Life • 

Romance in Quarantine

By Renae Hilary

I used to be afraid we’d run out of things to talk about. A luxury, now that my fears are trained on bigger things. But I remember those momentary sparks of worry from our first couple of years together, when conversation died down at the end of a long dinner. That moment when you break eye contact and take a moment to yourselves, eyes settling on other things like the warm light of a restaurant votive, melting into itself. Is this it, I would think. Has EVERY possible topic on which we share interest and knowledge run its course??

Those moments seem almost pleasant to me now, butterflies. A cliche, maybe, but the best way to describe that sense of volatility that defines early relationships, and our perception of romance. Necessary, like a teaspoon of coffee in chocolate mousse. The bitterness makes the chocolate taste more like itself, intensifies it.

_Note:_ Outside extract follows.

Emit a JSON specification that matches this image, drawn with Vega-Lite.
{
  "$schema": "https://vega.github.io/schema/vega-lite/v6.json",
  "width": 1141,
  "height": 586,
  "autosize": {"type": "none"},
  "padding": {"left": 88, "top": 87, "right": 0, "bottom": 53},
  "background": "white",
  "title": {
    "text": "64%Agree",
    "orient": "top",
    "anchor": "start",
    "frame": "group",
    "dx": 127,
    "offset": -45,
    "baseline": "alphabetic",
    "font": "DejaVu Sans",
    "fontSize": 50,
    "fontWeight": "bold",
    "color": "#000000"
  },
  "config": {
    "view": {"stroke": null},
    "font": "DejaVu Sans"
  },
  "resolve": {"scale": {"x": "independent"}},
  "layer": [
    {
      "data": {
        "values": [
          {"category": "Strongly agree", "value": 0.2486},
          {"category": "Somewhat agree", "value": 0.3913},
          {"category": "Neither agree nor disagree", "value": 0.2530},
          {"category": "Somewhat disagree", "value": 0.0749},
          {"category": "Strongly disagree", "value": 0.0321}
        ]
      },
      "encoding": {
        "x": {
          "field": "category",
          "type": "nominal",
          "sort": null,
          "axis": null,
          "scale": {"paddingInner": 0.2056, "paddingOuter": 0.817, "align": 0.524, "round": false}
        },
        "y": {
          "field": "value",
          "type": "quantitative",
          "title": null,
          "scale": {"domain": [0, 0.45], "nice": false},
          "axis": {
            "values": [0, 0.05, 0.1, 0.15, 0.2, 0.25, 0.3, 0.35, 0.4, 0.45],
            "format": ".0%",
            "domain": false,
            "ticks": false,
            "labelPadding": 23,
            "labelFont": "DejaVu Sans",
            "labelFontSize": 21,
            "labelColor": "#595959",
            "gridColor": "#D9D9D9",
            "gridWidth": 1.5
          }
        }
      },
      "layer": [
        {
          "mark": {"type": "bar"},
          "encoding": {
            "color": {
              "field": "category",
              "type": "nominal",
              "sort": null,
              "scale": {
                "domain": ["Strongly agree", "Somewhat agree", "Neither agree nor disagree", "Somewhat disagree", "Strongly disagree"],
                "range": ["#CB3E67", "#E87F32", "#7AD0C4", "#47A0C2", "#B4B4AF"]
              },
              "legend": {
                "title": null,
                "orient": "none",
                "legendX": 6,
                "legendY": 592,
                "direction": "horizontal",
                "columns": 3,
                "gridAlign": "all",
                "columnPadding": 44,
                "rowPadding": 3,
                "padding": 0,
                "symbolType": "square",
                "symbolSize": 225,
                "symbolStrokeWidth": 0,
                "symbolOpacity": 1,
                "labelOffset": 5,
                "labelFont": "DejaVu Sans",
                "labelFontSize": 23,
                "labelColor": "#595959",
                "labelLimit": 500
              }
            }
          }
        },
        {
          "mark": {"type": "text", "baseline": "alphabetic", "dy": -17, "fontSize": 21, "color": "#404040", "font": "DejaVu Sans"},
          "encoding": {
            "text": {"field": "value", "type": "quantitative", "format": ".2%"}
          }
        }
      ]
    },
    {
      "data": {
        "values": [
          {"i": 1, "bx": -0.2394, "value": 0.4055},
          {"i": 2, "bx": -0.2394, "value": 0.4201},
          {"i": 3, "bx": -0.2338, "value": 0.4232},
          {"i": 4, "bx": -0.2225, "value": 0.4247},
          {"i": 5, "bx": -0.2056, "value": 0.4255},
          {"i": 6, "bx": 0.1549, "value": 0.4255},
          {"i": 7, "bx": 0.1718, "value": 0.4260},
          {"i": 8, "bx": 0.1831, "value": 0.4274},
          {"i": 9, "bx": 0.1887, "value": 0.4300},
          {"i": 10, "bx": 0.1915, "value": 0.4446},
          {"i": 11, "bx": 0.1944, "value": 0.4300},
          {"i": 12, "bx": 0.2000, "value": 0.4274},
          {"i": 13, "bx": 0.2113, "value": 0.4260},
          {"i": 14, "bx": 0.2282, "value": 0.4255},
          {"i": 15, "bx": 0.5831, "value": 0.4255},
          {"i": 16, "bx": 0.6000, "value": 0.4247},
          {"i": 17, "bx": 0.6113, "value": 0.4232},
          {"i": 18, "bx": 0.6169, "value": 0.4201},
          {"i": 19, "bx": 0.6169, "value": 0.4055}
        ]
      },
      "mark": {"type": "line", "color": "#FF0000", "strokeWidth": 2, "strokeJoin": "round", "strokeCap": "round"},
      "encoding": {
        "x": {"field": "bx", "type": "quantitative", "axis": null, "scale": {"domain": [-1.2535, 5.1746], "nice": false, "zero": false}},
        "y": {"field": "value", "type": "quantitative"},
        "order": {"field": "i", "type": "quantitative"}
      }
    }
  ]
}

I’m not writing this out of some aching nostalgia for the “early days.” After almost a decade together, that’s been the biggest surprise of all. Everything you fear comes true, but in a nice way. Your lives begin to overlap, increasingly tangled like the limbs of two lanky people in a small bed. By necessity, you remove layers of mystery. You set up shared accounts. Then one day, you sit down to eat together and there are no words, no attempted words even, and no apologies for any of it, no fretting over what it could possibly mean. It’s not strained or scary, it just is.

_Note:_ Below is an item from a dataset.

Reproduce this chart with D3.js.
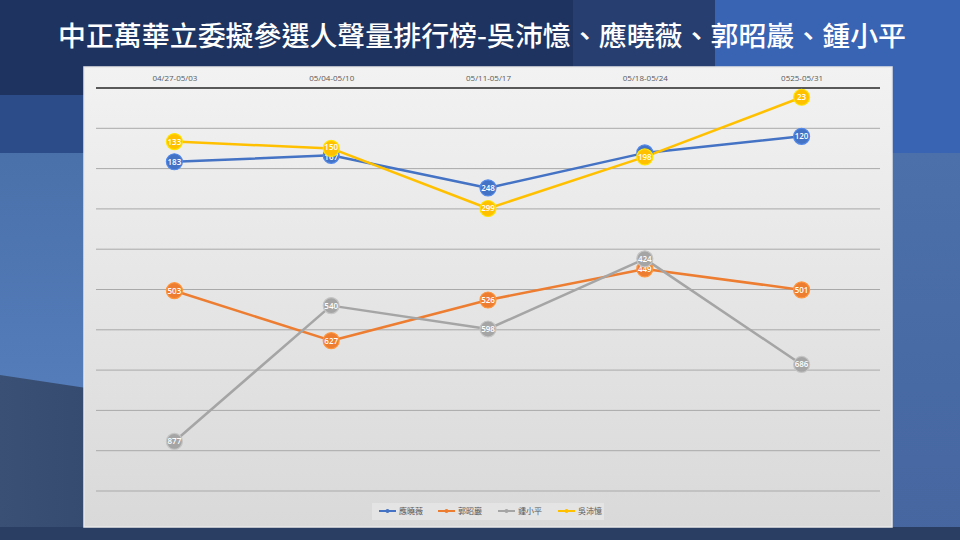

We’ve had more of those dinners lately. After all, what is there to talk about when you’re home 24/7, working and exercising and raising a child together and existing in the same space, day after day. We are no longer overlapping limbs in a small bed. Adam is my left arm. And together, we’re juggling too many balls that cannot drop. Responsibility passes between us fluidly. “You got her?” “I got her.” A call and response we pass back and fourth a hundred times a day as we facilitate the (mostly) pleasant cadence of our 16 month old’s daily schedule.

When we got married and again when we became parents, I was advised to keep the romance “alive.” As if it were a houseplant, a fern with delicate lace petals that requires just the right amount of hydration. Spend quality time together! Have fun together! Without the baby! I used to worry about the logistics of this, especially when we went into quarantine last year. What is romance, in this kind of scenario, when we are short on time and places to go and long on exhaustion and elastic waistbands?

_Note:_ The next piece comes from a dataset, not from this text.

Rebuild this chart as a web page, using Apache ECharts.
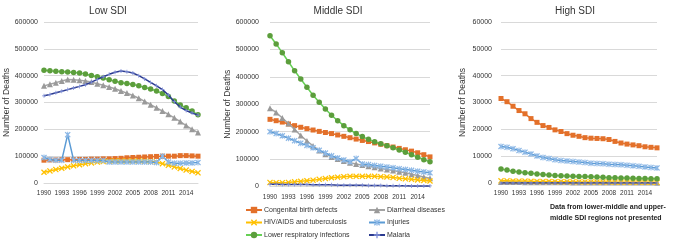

The dream date I’m currently picturing is a few hours with a giant glass of wine and the book I’ve been trying to finish for two weeks. Actually, scratch the wine, maybe a giant margarita? Two margaritas?? And in that case, scratch the book—I’ll just lie on my face, drinking an oversized margarita from a long straw. Perrrfect. Adam and I could do this side by side! I don’t think this is what anyone had in mind when they said “quality time.” But it’s what checks the boxes right now.

Right now, we need a different definition for romance, one that isn’t beholden to butterflies and the constant flow of interesting conversation. I’m wondering if it’s unkosher to say that, for me, romance right now is laying in bed on our phones with the quiet understanding that neither of us feels like interacting with even one more human after a long day. Romance is moving a load of laundry to the dryer that you didn’t start, because the other person forgot about it. It’s an extra-long hug in the middle of a busy workday because one of us read that you get more endorphins if it lasts 20 seconds or longer. It’s a foot massage (though when is it not a foot massage, tbh). It’s saying, with certainty, that the other person is NOT a mess when they are absolutely a hot mess most of the time (hi, I’m the other person in this one). And it’s getting through this chaos together, side-by-side and finding comfort, a kind of quiet understanding, in not talking.

By this new definition, romance is in FULL BLOOM over here. I could list a hundred more things. What is romance for you, right now? Maybe it looks a little different these days, too? Maybe it doesn’t even apply to a relationship with an SO, but to how you treat yourself or your friends or family?